Raw data:
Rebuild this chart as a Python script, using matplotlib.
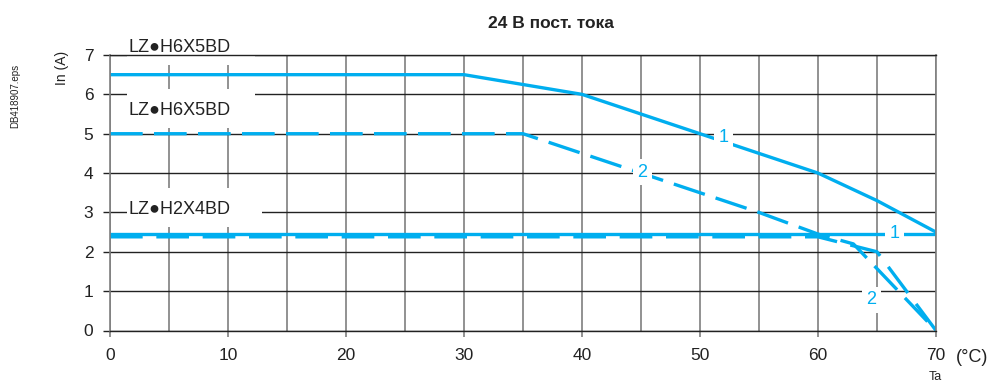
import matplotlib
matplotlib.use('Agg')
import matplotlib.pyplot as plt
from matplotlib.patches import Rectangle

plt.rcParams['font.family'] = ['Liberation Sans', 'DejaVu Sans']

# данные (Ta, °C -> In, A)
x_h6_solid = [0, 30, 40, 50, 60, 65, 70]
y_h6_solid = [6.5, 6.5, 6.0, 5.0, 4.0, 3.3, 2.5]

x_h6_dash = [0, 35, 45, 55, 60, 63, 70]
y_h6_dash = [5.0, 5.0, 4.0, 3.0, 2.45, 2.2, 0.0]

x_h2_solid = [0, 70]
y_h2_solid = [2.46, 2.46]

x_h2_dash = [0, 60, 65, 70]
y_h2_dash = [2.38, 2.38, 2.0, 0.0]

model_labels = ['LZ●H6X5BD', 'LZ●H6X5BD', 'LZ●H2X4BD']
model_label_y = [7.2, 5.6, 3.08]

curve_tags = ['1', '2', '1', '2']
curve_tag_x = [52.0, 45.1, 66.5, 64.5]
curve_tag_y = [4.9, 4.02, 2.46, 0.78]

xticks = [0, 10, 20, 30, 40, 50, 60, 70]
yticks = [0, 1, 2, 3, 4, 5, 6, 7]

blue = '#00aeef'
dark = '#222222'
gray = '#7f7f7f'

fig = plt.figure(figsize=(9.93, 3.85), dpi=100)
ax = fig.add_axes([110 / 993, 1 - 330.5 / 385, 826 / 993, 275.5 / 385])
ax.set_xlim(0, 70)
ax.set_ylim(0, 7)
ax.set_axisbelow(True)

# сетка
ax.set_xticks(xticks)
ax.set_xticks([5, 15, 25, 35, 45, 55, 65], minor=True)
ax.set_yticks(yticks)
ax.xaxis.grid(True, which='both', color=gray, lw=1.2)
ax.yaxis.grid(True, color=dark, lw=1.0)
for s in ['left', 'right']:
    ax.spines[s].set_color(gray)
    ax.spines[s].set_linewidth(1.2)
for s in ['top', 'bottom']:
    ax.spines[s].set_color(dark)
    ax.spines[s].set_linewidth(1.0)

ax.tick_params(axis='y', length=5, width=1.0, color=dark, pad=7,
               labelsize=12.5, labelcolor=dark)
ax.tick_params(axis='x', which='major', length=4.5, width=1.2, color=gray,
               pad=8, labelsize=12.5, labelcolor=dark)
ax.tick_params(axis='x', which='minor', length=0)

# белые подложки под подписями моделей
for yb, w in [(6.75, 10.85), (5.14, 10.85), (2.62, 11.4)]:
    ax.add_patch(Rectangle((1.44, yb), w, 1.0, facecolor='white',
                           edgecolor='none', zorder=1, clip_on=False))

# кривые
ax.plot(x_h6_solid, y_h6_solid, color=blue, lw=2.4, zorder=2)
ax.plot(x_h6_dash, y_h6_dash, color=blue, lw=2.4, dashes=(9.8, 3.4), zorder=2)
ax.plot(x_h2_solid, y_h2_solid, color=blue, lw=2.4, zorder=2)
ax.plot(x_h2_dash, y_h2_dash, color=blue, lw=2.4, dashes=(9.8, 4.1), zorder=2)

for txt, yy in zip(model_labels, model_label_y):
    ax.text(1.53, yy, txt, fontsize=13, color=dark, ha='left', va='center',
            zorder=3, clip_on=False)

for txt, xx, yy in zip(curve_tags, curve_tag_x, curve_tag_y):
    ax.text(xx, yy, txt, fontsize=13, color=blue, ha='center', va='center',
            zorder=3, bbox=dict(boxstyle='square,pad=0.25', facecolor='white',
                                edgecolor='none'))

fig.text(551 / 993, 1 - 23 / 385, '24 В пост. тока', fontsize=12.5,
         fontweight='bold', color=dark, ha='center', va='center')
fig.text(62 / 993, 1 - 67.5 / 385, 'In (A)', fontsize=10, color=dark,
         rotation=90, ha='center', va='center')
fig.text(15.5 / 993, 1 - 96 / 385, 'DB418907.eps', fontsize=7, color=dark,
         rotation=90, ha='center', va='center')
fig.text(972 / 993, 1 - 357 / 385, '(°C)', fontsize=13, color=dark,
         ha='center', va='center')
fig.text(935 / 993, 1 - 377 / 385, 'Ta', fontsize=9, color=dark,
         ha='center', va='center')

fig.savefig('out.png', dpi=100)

Set task: Repeat the lines exactly as they stand, from the opening line of the data through the line with "model_label_y = [7.2, 5.6, 3.08]". Pictures stay out of the copy.

Expected answer:
Rebuild this chart as a Python script, using matplotlib.
import matplotlib
matplotlib.use('Agg')
import matplotlib.pyplot as plt
from matplotlib.patches import Rectangle

plt.rcParams['font.family'] = ['Liberation Sans', 'DejaVu Sans']

# данные (Ta, °C -> In, A)
x_h6_solid = [0, 30, 40, 50, 60, 65, 70]
y_h6_solid = [6.5, 6.5, 6.0, 5.0, 4.0, 3.3, 2.5]

x_h6_dash = [0, 35, 45, 55, 60, 63, 70]
y_h6_dash = [5.0, 5.0, 4.0, 3.0, 2.45, 2.2, 0.0]

x_h2_solid = [0, 70]
y_h2_solid = [2.46, 2.46]

x_h2_dash = [0, 60, 65, 70]
y_h2_dash = [2.38, 2.38, 2.0, 0.0]

model_labels = ['LZ●H6X5BD', 'LZ●H6X5BD', 'LZ●H2X4BD']
model_label_y = [7.2, 5.6, 3.08]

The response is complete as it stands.